Directive - Only the lines from the start of the data through the line containing "from matplotlib.transforms import" should be written out, exactly as they are, with both ends included and the pictures left out.
○ ○ ○ ○ ○ ○ ○
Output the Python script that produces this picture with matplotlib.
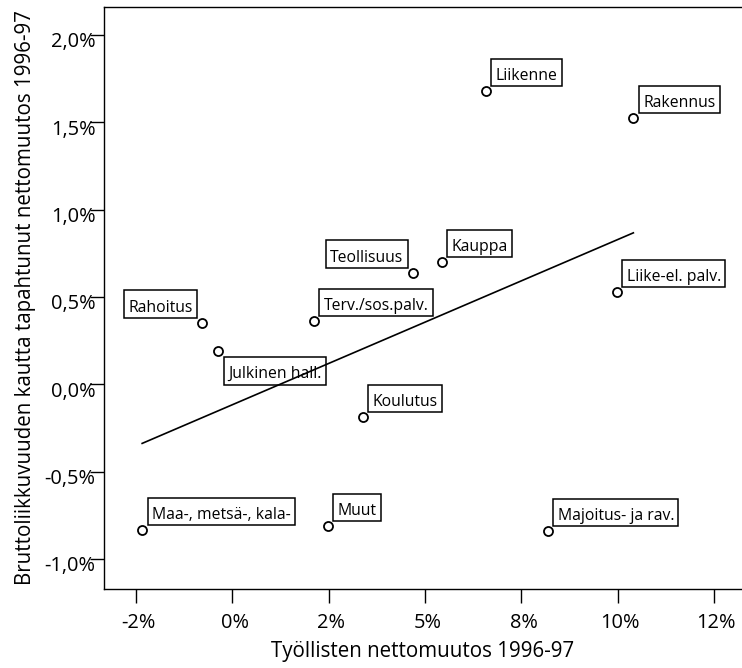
import numpy as np
import matplotlib
matplotlib.use('Agg')
import matplotlib.pyplot as plt
from matplotlib.path import Path
from matplotlib.transforms import ScaledTranslation

# sector values (percent)
sectors = ['Liikenne', 'Rakennus', 'Teollisuus', 'Kauppa', 'Liike-el. palv.',
           'Rahoitus', 'Terv./sos.palv.', 'Julkinen hall.', 'Koulutus',
           'Maa-, metsä-, kala-', 'Muut', 'Majoitus- ja rav.']
employment_change = [6.58, 10.41, 4.69, 5.44, 9.98, -0.79, 2.12, -0.37, 3.39, -2.34, 2.48, 8.19]
mobility_change = [1.679, 1.524, 0.637, 0.700, 0.528, 0.351, 0.362, 0.191, -0.187, -0.834, -0.811, -0.840]

x_ticks = [-2.5, 0, 2.5, 5, 7.5, 10, 12.5]
x_tick_labels = ['-2%', '0%', '2%', '5%', '8%', '10%', '12%']
y_ticks = [2.0, 1.5, 1.0, 0.5, 0.0, -0.5, -1.0]
y_tick_labels = ['2,0%', '1,5%', '1,0%', '0,5%', '0,0%', '-0,5%', '-1,0%']

plt.rcParams['font.family'] = ['Open Sans', 'DejaVu Sans']


# SPSS-like label box: text sits low, more room on top
def label_box(x0, y0, width, height, mutation_size):
    l = x0 - 0.27 * mutation_size
    r = x0 + width + 0.27 * mutation_size
    b = y0 - 0.15 * mutation_size
    t = y0 + height + 0.6 * mutation_size
    return Path([(l, b), (r, b), (r, t), (l, t), (l, b)], closed=True)


fig = plt.figure(figsize=(7.42, 6.68), dpi=100)
ax = fig.add_axes([104 / 742, 79 / 668, 638 / 742, 582 / 668])

x = np.array(employment_change)
y = np.array(mobility_change)

# points
ax.plot(x, y, 'o', mfc='white', mec='black', ms=6.5, mew=1.3, zorder=3)

# linear fit over the data range
slope, intercept = np.polyfit(x, y, 1)
xs = np.array([x.min(), x.max()])
ax.plot(xs, slope * xs + intercept, color='black', lw=1.2, zorder=2)

# label boxes next to the points
where = {'Teollisuus': 'ul', 'Rahoitus': 'ul', 'Julkinen hall.': 'lr'}
for name, xi, yi in zip(sectors, x, y):
    pos = where.get(name, 'ur')
    if pos == 'ul':
        off, ha, va = (-6.8, 5.3), 'right', 'bottom'
    elif pos == 'lr':
        off, ha, va = (7.2, -11.0), 'left', 'top'
    else:
        off, ha, va = (7.0, 5.0), 'left', 'bottom'
    ax.annotate(name, (xi, yi), xytext=off, textcoords='offset points',
                ha=ha, va=va, fontsize=11.3, zorder=1,
                bbox=dict(boxstyle=label_box, fc='white', ec='black', lw=1.1))

ax.set_xlim(-3.33, 13.23)
ax.set_ylim(-1.172, 2.16)

ax.set_xticks(x_ticks)
ax.set_xticklabels(x_tick_labels)
ax.set_yticks(y_ticks)
ax.set_yticklabels(y_tick_labels)

ax.spines['right'].set_visible(False)
for s in ['left', 'top', 'bottom']:
    ax.spines[s].set_linewidth(1.0)

ax.tick_params(direction='out', length=10, width=1.0, labelsize=14.4)
ax.tick_params(axis='x', pad=7)
ax.tick_params(axis='y', pad=-4)

# nudge tick labels like the original
for lab in ax.get_yticklabels():
    lab.set_transform(lab.get_transform() + ScaledTranslation(0, -5 / 100, fig.dpi_scale_trans))
for lab in ax.get_xticklabels():
    lab.set_transform(lab.get_transform() + ScaledTranslation(2.5 / 100, 0, fig.dpi_scale_trans))

ax.set_xlabel('Työllisten nettomuutos 1996-97', fontsize=14.8)
ax.set_ylabel('Bruttoliikkuvuuden kautta tapahtunut nettomuutos 1996-97', fontsize=14.8)
ax.xaxis.set_label_coords(0.5, -0.089)
ax.yaxis.set_label_coords(-0.107, 0.5)

fig.savefig('out.png', dpi=100)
○ ○ ○ ○ ○ ○ ○
Reply to the exercise -
Output the Python script that produces this picture with matplotlib.
import numpy as np
import matplotlib
matplotlib.use('Agg')
import matplotlib.pyplot as plt
from matplotlib.path import Path
from matplotlib.transforms import ScaledTranslation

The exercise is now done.